There are really two separate issues here. One is the financial risk, meaning who would pay for the losses if not enough customers choose to use the service? The second is the brand. It should be possible for Aer Lingus, or any airline, to outsource the risk to an internet company and require them to operate the service under their own brand and to their specifications.
I think that the only reason we are having this debate right now is because no one has really figured out how to make in-flight internet profitable. Once that model is figured out, the risk will be lessened and airlines will want to do it themselves.

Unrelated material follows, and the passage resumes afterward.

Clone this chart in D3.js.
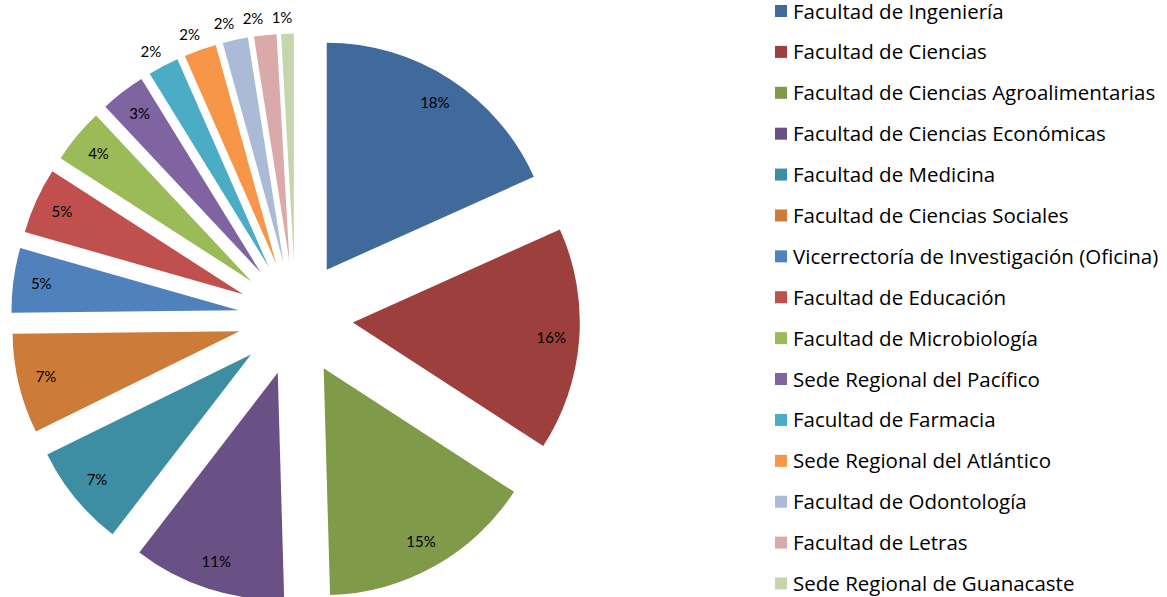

I think this “turn the airplane into a marketplace” strategy is ultimately going to fail – especially for the legacy carriers who have built up an expectation that they provide services and that they want loyalty (and as they remove amenities have failed to lower their fares comensurately). I am required to fly frequently on a major low-cost carrier in Asia (price and schedule!) that, like Southwest, is heavy into its own branding. It is a travel environment that is tolerable at best. The pay-by-the drink cart (followed by the overpriced duty free cart) rolls up the aisle with nary a purchaser in sight. People regularly smuggle their own food (and water bottles – “only the air is free”) on board. In spite of the hoopla about what a “fun” airline it is – customers see it as the enemy and go for the minimum services and pay for only those additional services that seem to be necessary to make the flight tolerable. I wouldn’t feel any more favorably disposed to someone else’s branded product (airplane chicken is airplane chicken). Who’d want to contract to provide a for-fee add on service in that kind of sales environment? Trapped customers are hostile customers and any wise service provider would rather have happy customers who will look for them on the ground as well as in the air – so why create negative experiences unnecessarily?
Practicing what they preach? From travel.united.com :
Depart Thu, 05 May, 2011
Washington, DC, United States (IAD) to
Madrid, Spain (MAD)
5:40 PM IAD – 7:35 AM MAD
United 4963 View seats
Arrives next day
Operated by AER LINGUS LIMITED
That is exactly what I thought about when I saw the headline for this blog post. they already are the provider of seats for United.
I took this flight last fall. The branding presence was by far Aer Lingus over United. The FAs and GAs announced the flight as “Aer Lingus in partnership with United” and there were copies of Hemisphere magazine on board.
Although in MAD the desk is a small “United” desk set apart from the other Aer Lingus check ins.